__Exercise instructions__: Copy out the listing that follows, exact in every word, and skip the images.

::: Recorded information

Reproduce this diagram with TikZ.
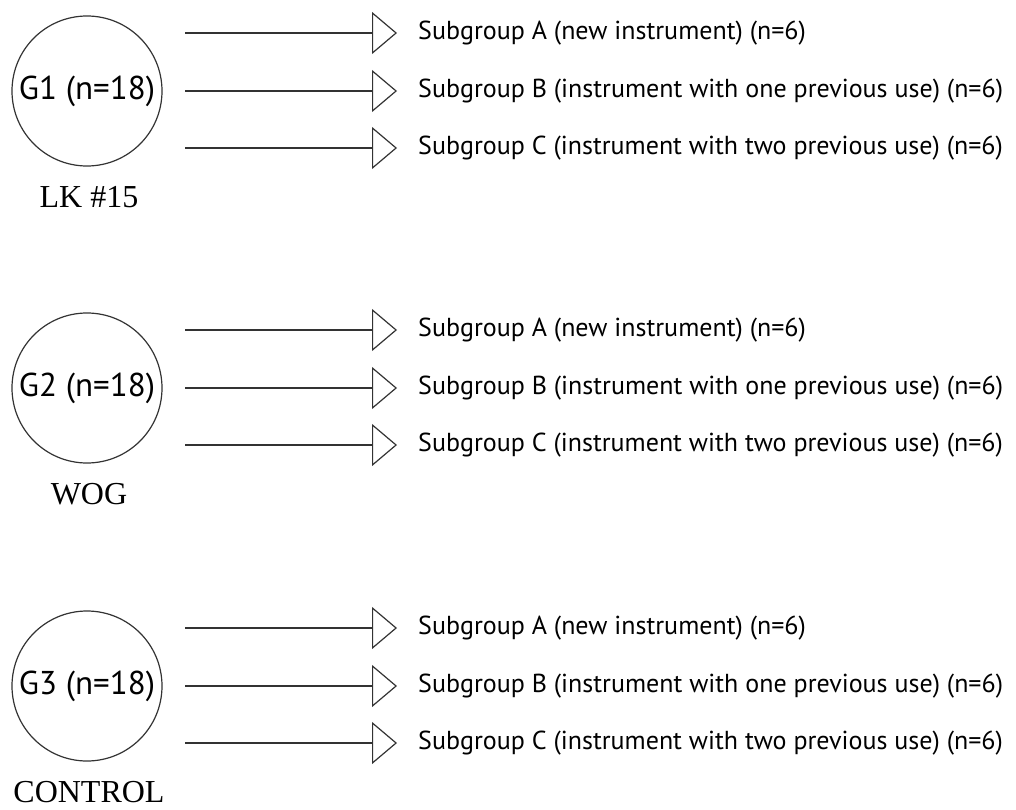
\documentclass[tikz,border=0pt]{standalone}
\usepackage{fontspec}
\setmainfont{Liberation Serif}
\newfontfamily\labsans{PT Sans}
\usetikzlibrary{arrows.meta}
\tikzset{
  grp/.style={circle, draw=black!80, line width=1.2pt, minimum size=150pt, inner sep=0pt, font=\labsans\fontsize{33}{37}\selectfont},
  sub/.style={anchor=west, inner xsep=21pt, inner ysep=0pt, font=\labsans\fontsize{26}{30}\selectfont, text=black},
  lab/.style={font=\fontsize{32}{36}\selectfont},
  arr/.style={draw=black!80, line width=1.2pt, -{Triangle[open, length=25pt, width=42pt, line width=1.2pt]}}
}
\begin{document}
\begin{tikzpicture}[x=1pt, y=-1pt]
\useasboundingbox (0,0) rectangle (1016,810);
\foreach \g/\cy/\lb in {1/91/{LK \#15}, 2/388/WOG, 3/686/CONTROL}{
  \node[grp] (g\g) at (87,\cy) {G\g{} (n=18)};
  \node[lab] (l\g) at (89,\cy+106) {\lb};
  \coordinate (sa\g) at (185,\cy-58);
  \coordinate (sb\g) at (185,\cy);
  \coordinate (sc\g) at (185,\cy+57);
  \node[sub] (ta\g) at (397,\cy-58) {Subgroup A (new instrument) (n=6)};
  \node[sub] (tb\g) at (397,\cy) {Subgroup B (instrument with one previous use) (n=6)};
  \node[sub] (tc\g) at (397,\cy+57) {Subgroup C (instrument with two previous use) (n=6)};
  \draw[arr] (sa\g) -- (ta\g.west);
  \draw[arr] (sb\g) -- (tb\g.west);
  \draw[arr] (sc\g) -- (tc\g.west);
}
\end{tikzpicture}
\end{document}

::::::

__Reply to the task__:
Reproduce this diagram with TikZ.
\documentclass[tikz,border=0pt]{standalone}
\usepackage{fontspec}
\setmainfont{Liberation Serif}
\newfontfamily\labsans{PT Sans}
\usetikzlibrary{arrows.meta}
\tikzset{
  grp/.style={circle, draw=black!80, line width=1.2pt, minimum size=150pt, inner sep=0pt, font=\labsans\fontsize{33}{37}\selectfont},
  sub/.style={anchor=west, inner xsep=21pt, inner ysep=0pt, font=\labsans\fontsize{26}{30}\selectfont, text=black},
  lab/.style={font=\fontsize{32}{36}\selectfont},
  arr/.style={draw=black!80, line width=1.2pt, -{Triangle[open, length=25pt, width=42pt, line width=1.2pt]}}
}
\begin{document}
\begin{tikzpicture}[x=1pt, y=-1pt]
\useasboundingbox (0,0) rectangle (1016,810);
\foreach \g/\cy/\lb in {1/91/{LK \#15}, 2/388/WOG, 3/686/CONTROL}{
  \node[grp] (g\g) at (87,\cy) {G\g{} (n=18)};
  \node[lab] (l\g) at (89,\cy+106) {\lb};
  \coordinate (sa\g) at (185,\cy-58);
  \coordinate (sb\g) at (185,\cy);
  \coordinate (sc\g) at (185,\cy+57);
  \node[sub] (ta\g) at (397,\cy-58) {Subgroup A (new instrument) (n=6)};
  \node[sub] (tb\g) at (397,\cy) {Subgroup B (instrument with one previous use) (n=6)};
  \node[sub] (tc\g) at (397,\cy+57) {Subgroup C (instrument with two previous use) (n=6)};
  \draw[arr] (sa\g) -- (ta\g.west);
  \draw[arr] (sb\g) -- (tb\g.west);
  \draw[arr] (sc\g) -- (tc\g.west);
}
\end{tikzpicture}
\end{document}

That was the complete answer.